Matala Caves

The caves of Matala

Matala is identified with the man-made caves carved out of the rock thousands of years ago in the steep cliffs that rise above the north side of the bay and beach.

No-one is actually certain when the caves of Matala were made. Current thinking is that they are Roman or Early Christian tombs.

matala caves
One of the caves of Matala in which the rock-cut tombs are clearly visible

Some of the caves, however, contain carved beds and windows, as well as porches, revealing a different purpose: historians believe that some of them were also used as homes long ago – and also more recently, when the “Flower Children” came to Matala.

matala in the 1960
Matala in the 1960s – Photograph by W. Kistler

Hippies in the Caves of Matala

The hippies came from the four corners of the earth to Matala, where they found ready-made homes in the caves. The Greek film “My Aunt the Hippie”, starring Rena Vlachopoulou, was also set here.
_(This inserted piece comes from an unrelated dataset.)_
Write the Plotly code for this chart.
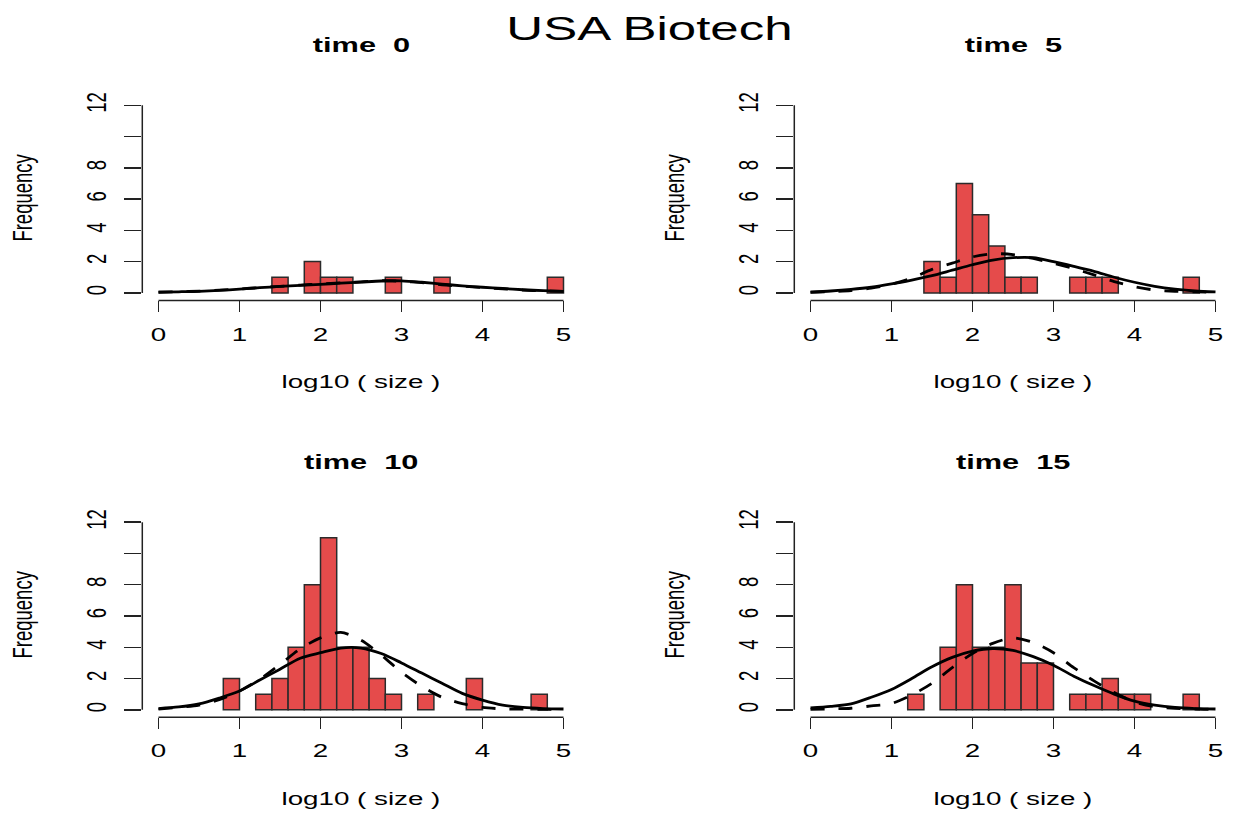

The feeling of freedom, the beautiful beach, the welcoming bay and the azure waters formed the ideal hippie scene. At Matala they found the place where they could express themselves, enjoy free love and create.

Imagine the culture shock of the inhabitants of Matala in the Sixties and Seventies, living next to the hippies with their liberated lifestyle – especially considering that Cretans in this then-remote corner of the island had probably never seen a tourist before.

Local reaction was organised by the Bishop of Gortys, who drove the hippies out. However, many remained in Crete and sought refuge in remote areas such as Kapetaniana, the palm forest of Vai and Preveli.

matala caves

This went on until the 1980s, when the state decided to protect the fragile ecosystems of Vai and Preveli, declaring them protected areas.

Today a few people continue to live the hippie lifestyle in Crete, on Diskos beach in Lendas.

Visiting the caves of Matala

Visiting the caves of Matala is free, although there used to be an entrance fee.

The caves have been fenced off and are protected by the Archaeological Service, while nobody is allowed to live or spend the night in them.